Fenomena Tongkat Komando

Oleh : Wiku Sapta


Ini cerita polisi 'hebat'. Di sebuah negeri yang kental adat istiadat. Karena pake tanda petik, di depan dan belakang kata Hebat, tentu artinya lain. 


Wiku Sapta

Bukan betulan hebat karena prestasi. Apalagi Presisi. Melainkan hebat lantaran heran berat. Ya saya heran berat, banget kadarnya, tentang sosok tadi. 


Heran, sebab prestasinya biasa saja. Menurut saya. Polisi manapun, diberi tongkat komando, saya yakin bisa. Meski belum bermelati tiga, pangkatnya. Fenomena.


Selain biasa saja, sosok ini seolah tenang-tenang saja. Tak gusar, walau segudang masalah mendera di jajaran petugas di bawahnya. Mulai memperkosa istri tersangka, nanduk warga sampai menganiaya. Memperburuk citra bhayangkara.


Pun menyangkut nasib warganya. Tahanan, misalnya. Kan tergolong warga juga. Warga yang butuh pembelajaran dan diberi ketegasan agar bisa berubah. Agar tak lagi menjadi 'sampah' masalah, ketika dikembalikan ke keluarganya.


Tahanan mati, salah satunya. Infonya dianiaya. Dikeroyok lebih 6 pria. Meregang nyawa di dalam markasnya. Petugasnya dimana? Saat mereka (tahanan) mencabut nyawa pelaku asusila? Tidurkah? Lalaikah?


Ini ada apa? Adakah evaluasi atas kepemimpinannya? Tak ada juga. Dia tenang-tenang saja.
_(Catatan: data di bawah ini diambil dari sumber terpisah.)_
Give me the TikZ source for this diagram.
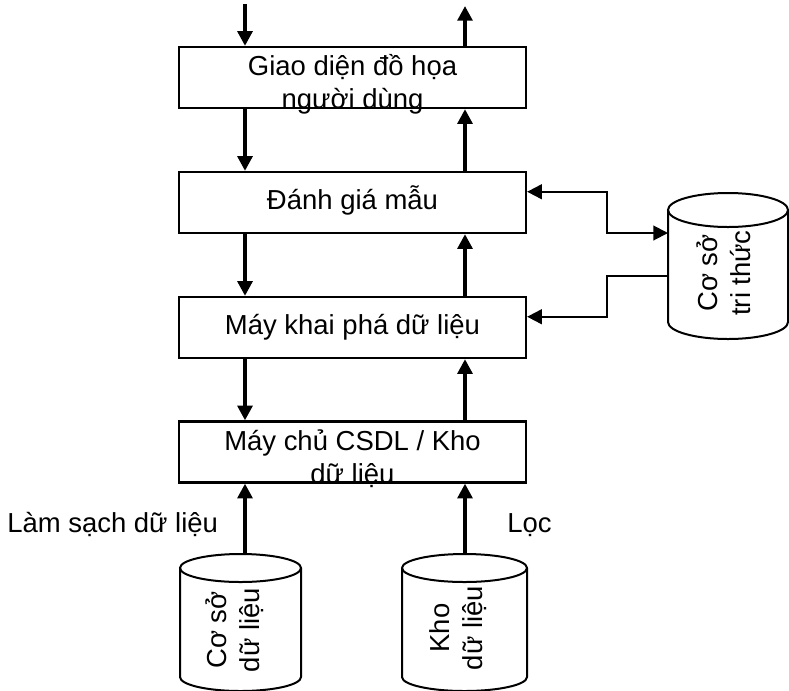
\documentclass[tikz,border=0pt]{standalone}
\usepackage{fontspec}
\setmainfont{Liberation Sans}
\usetikzlibrary{arrows.meta,calc}

\tikzset{
    >={Triangle[length=11pt,width=11pt]},
    box/.style={draw, line width=1.7pt, minimum width=260.25pt, minimum height=45.75pt,
        inner sep=0pt, text height=16pt, text depth=5pt},
    flow/.style={line width=3pt, ->},
    link/.style={line width=1.5pt},
    store/.style={line width=1.5pt},
    storetext/.style={rotate=90, align=center, inner sep=0pt},
}

\begin{document}
\begin{tikzpicture}[x=0.75pt, y=-0.75pt, font=\fontsize{20.6}{24.75}\selectfont]
        \useasboundingbox (0,0) rectangle (789,690);

        % 四个层次
        \node[box] (gui) at (352.5,77.5) {};
        \node[anchor=base, align=center, inner sep=0pt] (guitext) at (352.5,108) {Giao diện đồ họa\\người dùng};
        \node[box] (eval) at (352.5,202.5) {Đánh giá mẫu};
        \node[box] (miner) at (352.5,327.5) {Máy khai phá dữ liệu};
        \node[box] (server) at (352.5,452) {};
        \node[anchor=base, align=center, inner sep=0pt] (servertext) at (352.5,483) {Máy chủ CSDL / Kho\\dữ liệu};

        % 圆柱: 数据库, 数据仓库, 知识库
        \draw[store] (180,568) -- (180,677) arc[start angle=180, end angle=0, x radius=60.5, y radius=14] -- (301,568);
        \draw[store] (240.5,568) ellipse[x radius=60.5, y radius=14];
        \node[storetext] (db) at (235,630) {Cơ sở\\dữ liệu};
        \coordinate (dbtop) at (240.5,554);

        \draw[store] (402,568) -- (402,677) arc[start angle=180, end angle=0, x radius=62.5, y radius=14] -- (527,568);
        \draw[store] (464.5,568) ellipse[x radius=62.5, y radius=14];
        \node[storetext] (dw) at (458,628) {Kho\\dữ liệu};
        \coordinate (dwtop) at (464.5,554);

        \draw[store] (668,210) -- (668,322) arc[start angle=180, end angle=0, x radius=60, y radius=17] -- (788,210);
        \draw[store] (728,210) ellipse[x radius=60, y radius=17];
        \node[storetext] (kb) at (724,273) {Cơ sở\\tri thức};
        \coordinate (kbA) at (668,233);
        \coordinate (kbB) at (668,276);

        % 竖直的箭头
        \coordinate (userin) at (245,4);
        \coordinate (userout) at (465,6);
        \draw[flow] (userin) -- (gui.north -| userin);
        \draw[flow] (gui.north -| userout) -- (userout);
        \draw[flow] (gui.south -| userin) -- (eval.north -| userin);
        \draw[flow] (eval.north -| userout) -- (gui.south -| userout);
        \draw[flow] (eval.south -| userin) -- (miner.north -| userin);
        \draw[flow] (miner.north -| userout) -- (eval.south -| userout);
        \draw[flow] (miner.south -| userin) -- (server.north -| userin);
        \draw[flow] (server.north -| userout) -- (miner.south -| userout);
        \draw[flow] (dbtop -| userin) -- (server.south -| userin);
        \draw[flow] (dwtop -| userout) -- (server.south -| userout);

        % 知识库的连线
        \coordinate (mid) at (607,0);
        \draw[link, <->] ($(eval.north east)!0.33!(eval.south east)$) -| (mid |- kbA) -- (kbA);
        \draw[link, ->] (kbB) -| (mid |- kbB) |- ($(miner.north east)!0.33!(miner.south east)$);

        % 标注
        \node[anchor=base west, inner sep=0pt] (cleanlbl) at (7,532) {Làm sạch dữ liệu};
        \node[anchor=base west, inner sep=0pt] (filterlbl) at (507,532) {Lọc};
    \end{tikzpicture}
\end{document}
Slow, berkunjung kemana-mana. 


Tumbal alasan paling jitu, atas kejadian kematian itu, cuma dibebankan kepada warganya, selain anak buahnya. 


Ya, tahanan tadi tamengnya. Telah terjadi penganiayaan dalam penjara. Sehingga menyebabkan hilangnya nyawa. Kelar dong masalahnya.


Duh...semudah itu membebankannya kepada warga dan anak buahnya-yang notabene saya sebut tadi butuh ketegasan pemimpinnya!


Dia tetap tenang saja. Baik-baik saja. Apalagi, pimpinannya seolah membiarkan saja atas kelalainnya. Abai mengevaluasi dan menjatuhi sanksi tegas. 


Tak seperti biasanya. Ketegasan dan sanksi memindah memudar begitu saja. Saya rasa. Contoh; polisi hedonis naik motor mewah, langsung kena pindah. Didudukkan sebagai pelayan di markasnya. 


Istri pamer setoran arisan teman-temannya, juga divonis periksa. Kini jadi pamen biasa. Tanpa kursi dan jabatan. Begitu tegas atasannya kepada bawahannya.


Nah ini, banyak kejadian mencengangkan, tentu karena terekam kamera hape warga juga, kok dibiarin saja. 


Ah sudahlah, ini sepenggal cerita untuk sekadar membuka khasanah. Bahwa dalam perjalanan hidup kita, kualitas pembelajaran tak selamanya menjamin kita beda dengan pesaing kita.


Butuh keajaiban agar bisa berbeda.  Salah satunya, kaya raya dan selanjutnya, penentu kebijakan adalah kenalan kita.